Stock thieves strike close to home

By Sam Hurley -
7 comments
Kevin Mawson woke up last week to find sheep stolen from 20 metres away from his house. Photo/Glenn Taylor
Kevin Mawson woke up last week to find sheep stolen from 20 metres away from his house. Photo/Glenn Taylor

Rustlers have stolen more stock from Hastings properties in the middle of the night, this time in a brazen theft only metres from a sleeping farmer.

Kevin Mawson woke last Wednesday morning to find about 10 of his ewes and his grandchildren's pet lamb stolen from a paddock next to his Maraekakaho Rd farmhouse.

"My son, who works for me, said, 'Did you leave the gates open? Because both the front and main gates were wide open'.

"So we went out to the road to see if the sheep had got out and that's when we found a lock missing.

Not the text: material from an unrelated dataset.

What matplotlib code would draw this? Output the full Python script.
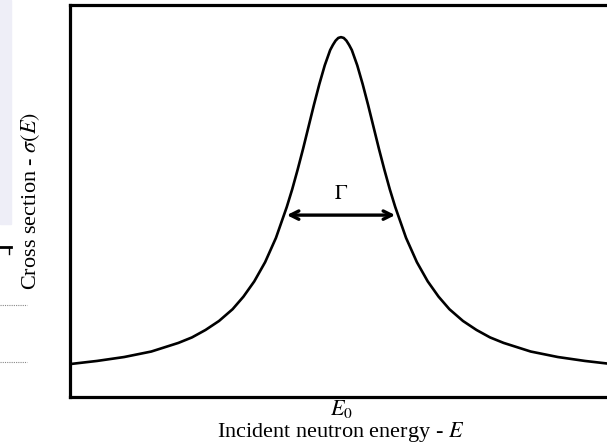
import matplotlib
matplotlib.use("Agg")
import matplotlib.pyplot as plt
from matplotlib.patches import Rectangle
from matplotlib.lines import Line2D

# resonance curve (arbitrary units)
energy = [0.0, 0.5, 1.0, 1.5, 2.0, 2.25, 2.5, 2.75, 3.0, 3.2, 3.4, 3.6, 3.8,
          4.0, 4.1, 4.2, 4.3, 4.4, 4.5, 4.6, 4.7, 4.8, 4.85, 4.9, 4.95, 5.0,
          5.05, 5.1, 5.15, 5.2, 5.3, 5.4, 5.5, 5.6, 5.7, 5.8, 5.9, 6.0,
          6.2, 6.4, 6.6, 6.8, 7.0, 7.25, 7.5, 7.75, 8.0, 8.5, 9.0, 9.5, 10.0]
sigma = [0.084, 0.092, 0.102, 0.116, 0.138, 0.152, 0.171, 0.194, 0.224, 0.256, 0.295, 0.344, 0.406,
         0.485, 0.530, 0.580, 0.633, 0.689, 0.745, 0.798, 0.846, 0.885, 0.898, 0.909, 0.916, 0.918,
         0.916, 0.909, 0.898, 0.885, 0.846, 0.798, 0.745, 0.689, 0.633, 0.580, 0.530, 0.485,
         0.406, 0.344, 0.295, 0.256, 0.224, 0.194, 0.171, 0.152, 0.138, 0.116, 0.102, 0.092, 0.084]

E0 = 5.0
gamma_left = 4.0
gamma_right = 6.0
half_height = 0.464

serif = ['Liberation Serif', 'DejaVu Serif']
plt.rcParams['mathtext.fontset'] = 'stix'
plt.rcParams['font.family'] = serif

fig = plt.figure(figsize=(6.07, 4.46), dpi=100)
ax = fig.add_axes([70 / 607, 49 / 446, 542 / 607, 392 / 446])

ax.plot(energy, sigma, color='black', lw=1.9)
ax.annotate('', xy=(gamma_left, half_height), xytext=(gamma_right, half_height),
            arrowprops=dict(arrowstyle='<->', color='black', lw=2.4,
                            shrinkA=0, shrinkB=0, mutation_scale=15))
ax.text(E0, half_height + 0.028, r'$\Gamma$', ha='center', va='bottom', fontsize=15)

ax.set_xlim(0, 10)
ax.set_ylim(0, 1)
ax.set_xticks([E0])
ax.set_xticklabels([r'$E_0$'], fontsize=16)
ax.set_yticks([])
ax.tick_params(axis='x', length=0, pad=1)
for s in ax.spines.values():
    s.set_linewidth(2.3)
ax.set_xlabel(r'Incident neutron energy - $E$', fontsize=16, labelpad=0)
ax.set_ylabel(r'Cross section - $\sigma(E)$', fontsize=16, labelpad=20)

# bits of the surrounding page caught in the screenshot
fig.patches.append(Rectangle((0, 1 - 224 / 446), 11 / 607, 224 / 446,
                             transform=fig.transFigure, color='#eeeef7', zorder=0))
fig.lines.append(Line2D([0, 11 / 607], [1 - 247 / 446] * 2, transform=fig.transFigure,
                        color='black', lw=2))
fig.lines.append(Line2D([9 / 607, 9 / 607], [1 - 247 / 446, 1 - 254 / 446],
                        transform=fig.transFigure, color='black', lw=1))
for yy in [305, 362]:
    fig.lines.append(Line2D([0, 27 / 607], [1 - yy / 446] * 2, transform=fig.transFigure,
                            color='#888888', lw=0.8, ls=(0, (1, 1))))

fig.savefig('out.png', dpi=100)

"There were fresh tyre marks all over the ground and fresh footprints that were really clear because there was a dew on the ground. It was obvious they had been taken."

Mr Mawson, who has farmed the property since 1990, said his neighbour lost six sheep to rustlers in 2012 and believed stock theft in Hawke's Bay was a growing problem.

"They must have had a hell of a quiet vehicle because where they took the ewes from is only about 15m to 20m from the house and my bedroom," he said.

"It's getting easier for them. They are quite cunning, and they don't seem to worry about getting caught."

He valued each ewe at $140 to $150 on today's market and said it was "quite a hit", while his grandchildren, aged 2 and 7, were devastated to lose their pet.

"We just called her Lamby. One of the little ones was really upset about it and couldn't get to sleep the next night."

Mr Mawson had contacted police about the theft, the second such reported incident after fellow Hawke's Bay farmer Lester Colvin, profiled in Hawke's Bay Today Weekend on Saturday, also lost stock to rustlers.

Mr Colvin set a combined $1000 bounty for information leading to the arrests of the thieves, in the hope of identifying them before they continued to send sheep to "backyard" slaughter.

Taradale and rural community police officer Senior Sergeant Peter Gimblett told Hawke's Bay Today last week that rustling had become a regular occurrence in the region and there had been a noticeable surge.

He said thieves were targeting four or five animals at a time and could be using a car and trailer, a utility or even a large hatchback car.